Date of Graduation
8-2012
Document Type
Dissertation
Degree Name
Doctor of Philosophy in Computer Science (PhD)
Degree Level
Graduate
Department
Computer Science & Computer Engineering
Advisor/Mentor
Li, Wing Ning
Committee Member
Thompson, Craig W.
Second Committee Member
Couvillion, Rick J.
Keywords
Applied sciences; Domain modeling; Domain specific language; Extract-transform load; Workflow automaton; Workflow generation; Workflow specificaton
Abstract
Extract-Transform-Load (ETL) tools have provided organizations with the ability to build and maintain workflows (consisting of graphs of data transformation tasks) that can process the flood of digital data. Currently, however, the specification of ETL workflows is largely manual, human time intensive, and error prone. As these workflows become increasingly complex, the users that build and maintain them must retain an increasing amount of knowledge specific to how to produce solutions to business objectives using their domain's ETL workflow system. A program that can reduce the human time and expertise required to define such workflows, producing accurate ETL solutions with fewer errors would therefore be valuable. This dissertation presents a means to automate the specification of ETL workflows using a domain-specific modeling language.

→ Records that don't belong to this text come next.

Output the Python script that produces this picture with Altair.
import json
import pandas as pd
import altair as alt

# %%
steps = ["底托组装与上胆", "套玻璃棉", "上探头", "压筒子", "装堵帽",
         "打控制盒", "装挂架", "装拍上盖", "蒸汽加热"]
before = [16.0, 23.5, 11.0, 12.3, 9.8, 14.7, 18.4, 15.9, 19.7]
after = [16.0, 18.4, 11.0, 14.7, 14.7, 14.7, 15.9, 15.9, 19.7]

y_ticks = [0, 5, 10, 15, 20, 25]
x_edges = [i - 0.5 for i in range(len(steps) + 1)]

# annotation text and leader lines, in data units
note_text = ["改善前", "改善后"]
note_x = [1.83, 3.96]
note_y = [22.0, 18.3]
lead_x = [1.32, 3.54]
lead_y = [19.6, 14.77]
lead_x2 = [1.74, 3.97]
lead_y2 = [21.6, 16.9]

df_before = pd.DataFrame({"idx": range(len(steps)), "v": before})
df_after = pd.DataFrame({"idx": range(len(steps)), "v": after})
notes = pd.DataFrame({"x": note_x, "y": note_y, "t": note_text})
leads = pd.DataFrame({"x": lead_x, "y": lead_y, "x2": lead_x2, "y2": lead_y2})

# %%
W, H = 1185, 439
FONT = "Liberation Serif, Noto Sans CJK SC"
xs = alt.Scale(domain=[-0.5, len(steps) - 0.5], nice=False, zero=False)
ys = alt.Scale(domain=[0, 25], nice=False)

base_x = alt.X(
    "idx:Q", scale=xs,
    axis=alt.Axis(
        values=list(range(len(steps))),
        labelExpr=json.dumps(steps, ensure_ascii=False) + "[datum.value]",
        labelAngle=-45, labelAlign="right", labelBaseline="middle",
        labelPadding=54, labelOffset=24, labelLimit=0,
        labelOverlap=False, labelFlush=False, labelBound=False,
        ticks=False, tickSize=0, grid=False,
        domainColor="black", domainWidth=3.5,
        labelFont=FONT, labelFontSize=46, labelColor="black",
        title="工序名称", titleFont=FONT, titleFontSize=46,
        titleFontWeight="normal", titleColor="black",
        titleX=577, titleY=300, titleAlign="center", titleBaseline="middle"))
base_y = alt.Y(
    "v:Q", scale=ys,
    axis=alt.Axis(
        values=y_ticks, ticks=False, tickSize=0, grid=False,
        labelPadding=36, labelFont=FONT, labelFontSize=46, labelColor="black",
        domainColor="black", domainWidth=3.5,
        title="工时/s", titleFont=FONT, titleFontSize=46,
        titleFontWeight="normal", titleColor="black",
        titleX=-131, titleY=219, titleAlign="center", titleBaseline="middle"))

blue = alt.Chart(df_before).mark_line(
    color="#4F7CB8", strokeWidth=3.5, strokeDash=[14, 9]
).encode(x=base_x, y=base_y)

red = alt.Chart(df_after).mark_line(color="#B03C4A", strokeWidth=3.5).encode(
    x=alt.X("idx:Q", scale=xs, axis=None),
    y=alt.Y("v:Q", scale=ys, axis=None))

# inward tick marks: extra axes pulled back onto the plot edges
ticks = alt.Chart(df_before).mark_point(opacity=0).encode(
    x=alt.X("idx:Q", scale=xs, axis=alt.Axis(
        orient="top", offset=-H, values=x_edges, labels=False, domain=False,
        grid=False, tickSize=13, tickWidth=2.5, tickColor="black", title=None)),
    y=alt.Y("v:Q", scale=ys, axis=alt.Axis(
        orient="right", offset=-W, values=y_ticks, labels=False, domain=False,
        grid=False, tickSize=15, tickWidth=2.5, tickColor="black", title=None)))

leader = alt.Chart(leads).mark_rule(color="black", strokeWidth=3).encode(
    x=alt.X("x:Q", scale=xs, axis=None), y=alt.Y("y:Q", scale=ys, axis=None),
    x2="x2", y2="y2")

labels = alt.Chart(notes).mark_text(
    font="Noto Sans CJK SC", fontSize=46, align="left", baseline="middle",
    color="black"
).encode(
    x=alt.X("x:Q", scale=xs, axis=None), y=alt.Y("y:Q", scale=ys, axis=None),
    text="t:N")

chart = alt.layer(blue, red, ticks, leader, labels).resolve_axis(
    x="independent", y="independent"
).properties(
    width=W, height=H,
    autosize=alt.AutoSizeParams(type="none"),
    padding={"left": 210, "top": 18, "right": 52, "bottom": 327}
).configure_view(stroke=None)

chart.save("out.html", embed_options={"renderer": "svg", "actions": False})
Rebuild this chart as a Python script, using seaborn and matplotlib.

To provide such a solution, the knowledge relevant to the construction of ETL workflows for the operations and objectives of a given domain is identified and captured. The approach provides a rich model of ETL workflow capable of representing such knowledge. This knowledge representation is leveraged by a domain-specific modeling language which maps declarative statements into workflow requirements. Users are then provided with the ability to assertionally express the "intents" that describe a desired ETL solution at a high-level of abstraction, from which procedural workflows satisfying the intent specification are automatically generated using a planner.